> **Your instructions**: Please write the listing below out again exactly, leaving every picture behind.

> **Input records**:
= = = =
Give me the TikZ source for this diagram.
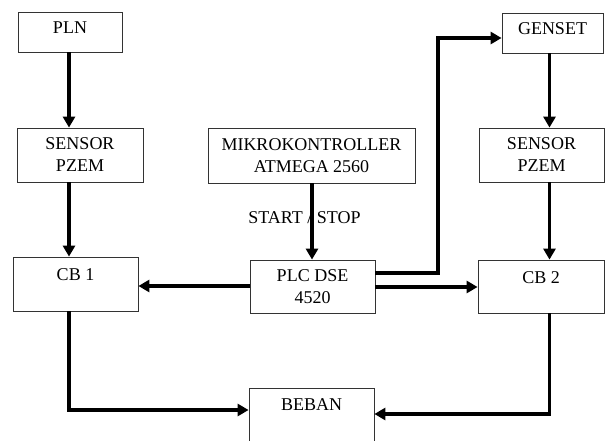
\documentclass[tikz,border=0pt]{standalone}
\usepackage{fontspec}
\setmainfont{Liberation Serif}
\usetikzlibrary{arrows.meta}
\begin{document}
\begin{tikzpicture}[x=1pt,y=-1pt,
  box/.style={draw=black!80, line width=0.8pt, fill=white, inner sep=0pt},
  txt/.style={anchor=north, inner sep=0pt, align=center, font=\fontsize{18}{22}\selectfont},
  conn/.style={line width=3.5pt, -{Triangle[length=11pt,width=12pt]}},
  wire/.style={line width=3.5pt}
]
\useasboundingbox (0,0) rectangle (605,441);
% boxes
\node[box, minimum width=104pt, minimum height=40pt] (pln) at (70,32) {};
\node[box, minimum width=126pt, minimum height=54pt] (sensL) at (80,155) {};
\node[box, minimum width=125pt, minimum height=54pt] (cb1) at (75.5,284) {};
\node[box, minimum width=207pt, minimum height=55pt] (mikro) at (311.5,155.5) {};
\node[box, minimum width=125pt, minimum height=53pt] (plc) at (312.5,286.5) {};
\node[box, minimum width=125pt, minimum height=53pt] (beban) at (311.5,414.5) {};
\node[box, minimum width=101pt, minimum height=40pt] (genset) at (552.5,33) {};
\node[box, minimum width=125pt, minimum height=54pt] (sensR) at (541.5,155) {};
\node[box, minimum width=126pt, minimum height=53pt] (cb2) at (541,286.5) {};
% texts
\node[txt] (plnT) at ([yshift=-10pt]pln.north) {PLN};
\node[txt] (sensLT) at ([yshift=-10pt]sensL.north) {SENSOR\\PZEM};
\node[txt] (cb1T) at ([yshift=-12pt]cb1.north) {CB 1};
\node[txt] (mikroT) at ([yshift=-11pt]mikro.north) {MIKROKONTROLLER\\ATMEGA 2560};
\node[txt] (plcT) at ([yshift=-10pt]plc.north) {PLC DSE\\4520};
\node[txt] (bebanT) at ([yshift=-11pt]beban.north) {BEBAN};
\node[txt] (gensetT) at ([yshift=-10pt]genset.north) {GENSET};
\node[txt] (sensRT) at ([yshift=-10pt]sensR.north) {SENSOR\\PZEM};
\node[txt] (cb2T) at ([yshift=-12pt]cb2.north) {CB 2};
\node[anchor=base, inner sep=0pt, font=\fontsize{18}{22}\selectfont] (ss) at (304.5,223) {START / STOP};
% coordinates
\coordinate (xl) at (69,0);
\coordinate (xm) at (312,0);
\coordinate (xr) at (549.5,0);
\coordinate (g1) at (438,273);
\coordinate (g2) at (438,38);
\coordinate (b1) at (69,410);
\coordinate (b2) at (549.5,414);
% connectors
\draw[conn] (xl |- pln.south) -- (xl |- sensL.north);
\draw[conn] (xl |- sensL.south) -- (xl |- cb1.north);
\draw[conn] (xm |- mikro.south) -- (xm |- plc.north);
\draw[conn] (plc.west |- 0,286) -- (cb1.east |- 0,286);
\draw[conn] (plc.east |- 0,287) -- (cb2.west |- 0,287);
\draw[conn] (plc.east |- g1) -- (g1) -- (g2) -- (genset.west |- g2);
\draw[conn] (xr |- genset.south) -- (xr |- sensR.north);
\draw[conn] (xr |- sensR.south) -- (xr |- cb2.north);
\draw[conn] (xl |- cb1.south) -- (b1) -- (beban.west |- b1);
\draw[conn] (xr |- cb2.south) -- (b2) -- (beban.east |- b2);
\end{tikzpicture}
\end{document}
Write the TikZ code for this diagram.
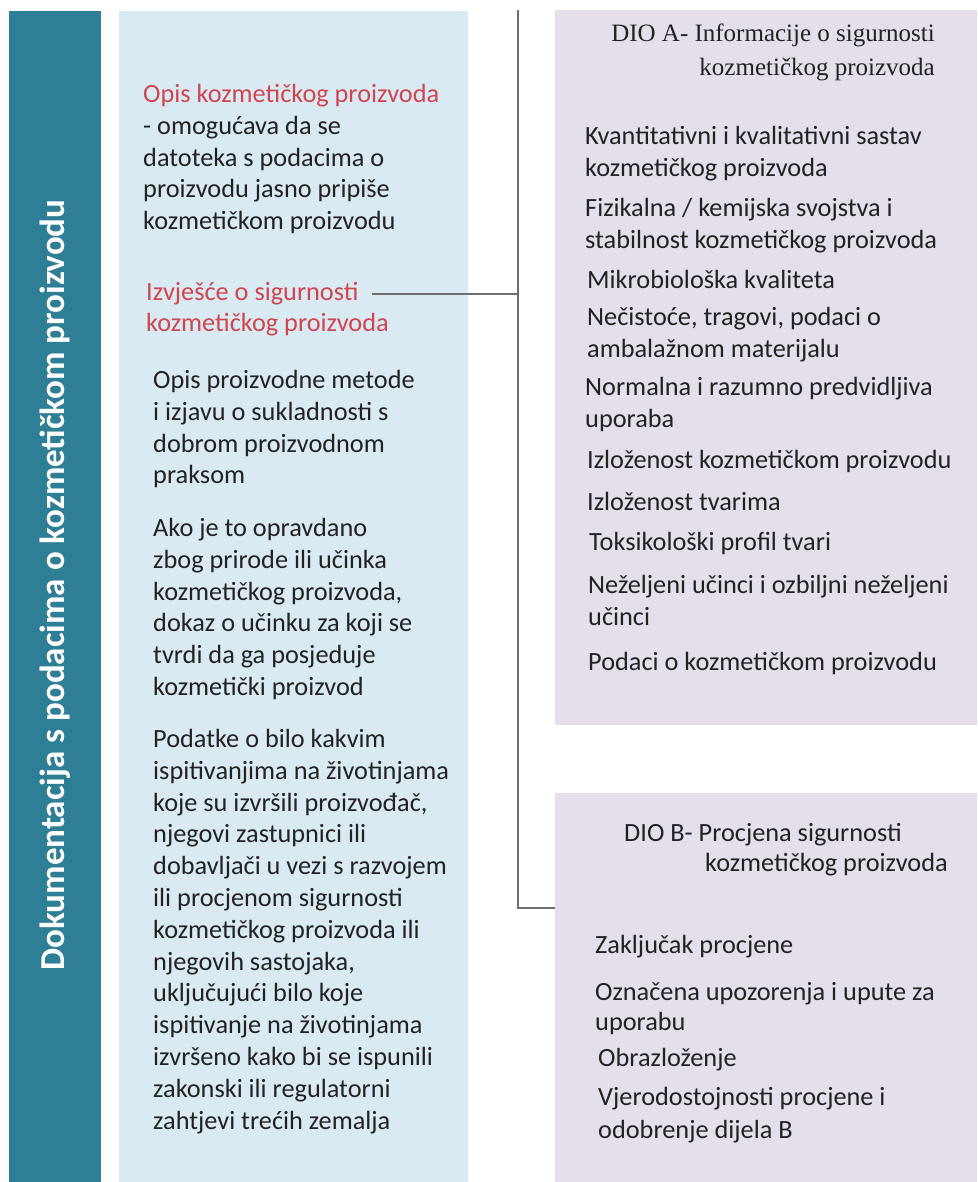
= = = =
> **Correct answer**:
Give me the TikZ source for this diagram.
\documentclass[tikz,border=0pt]{standalone}
\usepackage{fontspec}
\setmainfont{Liberation Serif}
\usetikzlibrary{arrows.meta}
\begin{document}
\begin{tikzpicture}[x=1pt,y=-1pt,
  box/.style={draw=black!80, line width=0.8pt, fill=white, inner sep=0pt},
  txt/.style={anchor=north, inner sep=0pt, align=center, font=\fontsize{18}{22}\selectfont},
  conn/.style={line width=3.5pt, -{Triangle[length=11pt,width=12pt]}},
  wire/.style={line width=3.5pt}
]
\useasboundingbox (0,0) rectangle (605,441);
% boxes
\node[box, minimum width=104pt, minimum height=40pt] (pln) at (70,32) {};
\node[box, minimum width=126pt, minimum height=54pt] (sensL) at (80,155) {};
\node[box, minimum width=125pt, minimum height=54pt] (cb1) at (75.5,284) {};
\node[box, minimum width=207pt, minimum height=55pt] (mikro) at (311.5,155.5) {};
\node[box, minimum width=125pt, minimum height=53pt] (plc) at (312.5,286.5) {};
\node[box, minimum width=125pt, minimum height=53pt] (beban) at (311.5,414.5) {};
\node[box, minimum width=101pt, minimum height=40pt] (genset) at (552.5,33) {};
\node[box, minimum width=125pt, minimum height=54pt] (sensR) at (541.5,155) {};
\node[box, minimum width=126pt, minimum height=53pt] (cb2) at (541,286.5) {};
% texts
\node[txt] (plnT) at ([yshift=-10pt]pln.north) {PLN};
\node[txt] (sensLT) at ([yshift=-10pt]sensL.north) {SENSOR\\PZEM};
\node[txt] (cb1T) at ([yshift=-12pt]cb1.north) {CB 1};
\node[txt] (mikroT) at ([yshift=-11pt]mikro.north) {MIKROKONTROLLER\\ATMEGA 2560};
\node[txt] (plcT) at ([yshift=-10pt]plc.north) {PLC DSE\\4520};
\node[txt] (bebanT) at ([yshift=-11pt]beban.north) {BEBAN};
\node[txt] (gensetT) at ([yshift=-10pt]genset.north) {GENSET};
\node[txt] (sensRT) at ([yshift=-10pt]sensR.north) {SENSOR\\PZEM};
\node[txt] (cb2T) at ([yshift=-12pt]cb2.north) {CB 2};
\node[anchor=base, inner sep=0pt, font=\fontsize{18}{22}\selectfont] (ss) at (304.5,223) {START / STOP};
% coordinates
\coordinate (xl) at (69,0);
\coordinate (xm) at (312,0);
\coordinate (xr) at (549.5,0);
\coordinate (g1) at (438,273);
\coordinate (g2) at (438,38);
\coordinate (b1) at (69,410);
\coordinate (b2) at (549.5,414);
% connectors
\draw[conn] (xl |- pln.south) -- (xl |- sensL.north);
\draw[conn] (xl |- sensL.south) -- (xl |- cb1.north);
\draw[conn] (xm |- mikro.south) -- (xm |- plc.north);
\draw[conn] (plc.west |- 0,286) -- (cb1.east |- 0,286);
\draw[conn] (plc.east |- 0,287) -- (cb2.west |- 0,287);
\draw[conn] (plc.east |- g1) -- (g1) -- (g2) -- (genset.west |- g2);
\draw[conn] (xr |- genset.south) -- (xr |- sensR.north);
\draw[conn] (xr |- sensR.south) -- (xr |- cb2.north);
\draw[conn] (xl |- cb1.south) -- (b1) -- (beban.west |- b1);
\draw[conn] (xr |- cb2.south) -- (b2) -- (beban.east |- b2);
\end{tikzpicture}
\end{document}
Write the TikZ code for this diagram.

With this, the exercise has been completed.